How to value football club businesses

by | May 18, 2021

This article was originally published in September 2020.

(Oliver is joint-owner of Maidstone Utd FC, Director of Brive Rugby Club in French Top 14 and recent Board Member of The National League.)

Right now there is a heated debate on social media about the ill-health of many football clubs in the English Football League (EFL). Historic old clubs like Bolton Wanderers and Bury, Notts County and Charlton Athletic, Blackpool and Oldham Athletic, to name but a few, have all had serious financial difficulties and are either still at metaphorical death’s door or have only recently been rescued. It seems to be a never-ending cycle of business fragility in the football world. Is it the clubs’ fault ? Dodgy owners ? The League’s fault ? The FA’s failures ? Why should clubs be so different from other businesses ? What could and should be done to improve the stability of the clubs and make their bankruptcy and disappearance less of a regular occurrence.

Before trying to answer these questions I should add that not all clubs in huge difficulties go under. It is one of the paradoxes of the valuation of football club businesses that for every club owner who finds him or herself deep in debt and about to go under there seems to be another fool with less brain than money ready to bale them out. Take the case of Port Vale, who were being driven into the abyss by a reckless owner. Carol and Kevin Shanahan, lifelong fans who had made good in business locally, recently decided to buy control of the business even though they admit to having paid way over the odds. Had the business been any other ‘normal’ one there is no way it would have been sold on for an inflated price (about £4M reportedly). So what is it that makes football clubs more desirable, more valuable than ordinary goods and services businesses ? Is it possible to construct an economic model to analyse this ‘premium value’ more closely ? This is what I shall look at in this article.
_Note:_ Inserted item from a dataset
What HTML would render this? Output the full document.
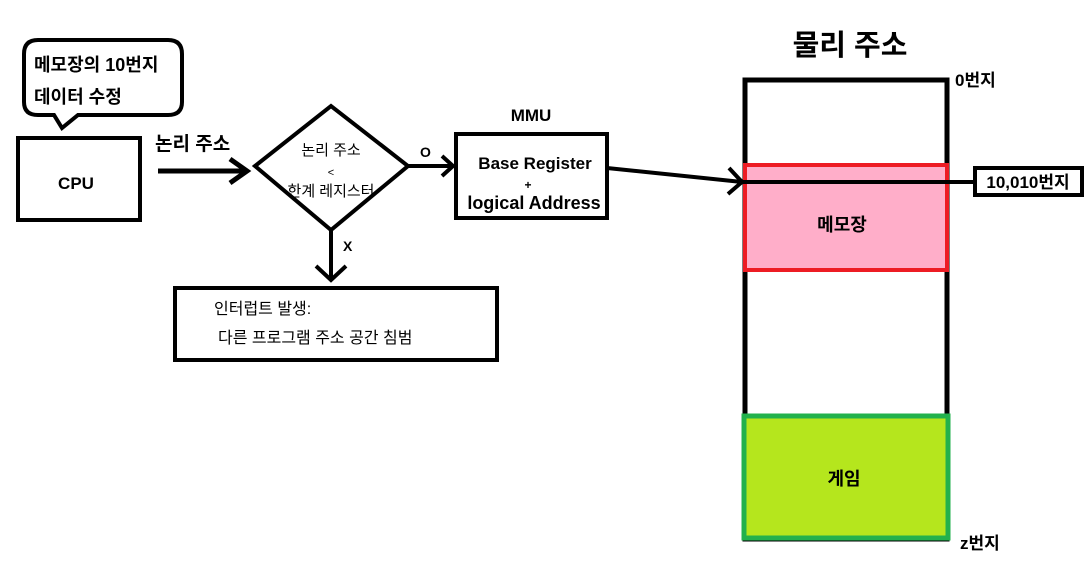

I should declare an interest here as one of the fools. I am joint-owner of a professional football club business, in Maidstone, Kent. Our club, Maidstone United, went into liquidation in 1992. This was after a previous owner sold its run-down stadium, which required significant renovation works in order to be fit for use in the Football League, with a view to developing a spanking new sport, retail and leisure complex, including a new stadium, on an out-of-town site near an M20 motorway junction. Unfortunately he sold the stadium and its adjoining land before securing planning permission for the new stadium. This permission was never forthcoming and so the club went out of business. It took 20 years for a ‘phoenix club’, started up again by a keen supporter, to claw itself back up the pyramid to the Isthmian League, close to the level of football played prior to the 1992 liquidation event. When my associate and I appeared on the scene in 2010 the financial situation was dire. The new owner had spent considerable sums of money, some of his and plenty of other people’s, on players but in the meantime the club still had no stadium. The cart was way out in front of the horse. Matches were played on rented grounds closeby. Supporters had dwindled down to a few hundred. The club was losing £150K per annum, debt was nearly £400K and the only tangible asset was a piece of scrub land on a long-lease which had potential to be developed as a football stadium for the club. However this land was mortgaged up to the hilt to a loan company who would have seized it at the first opportunity following a missed repayment date. 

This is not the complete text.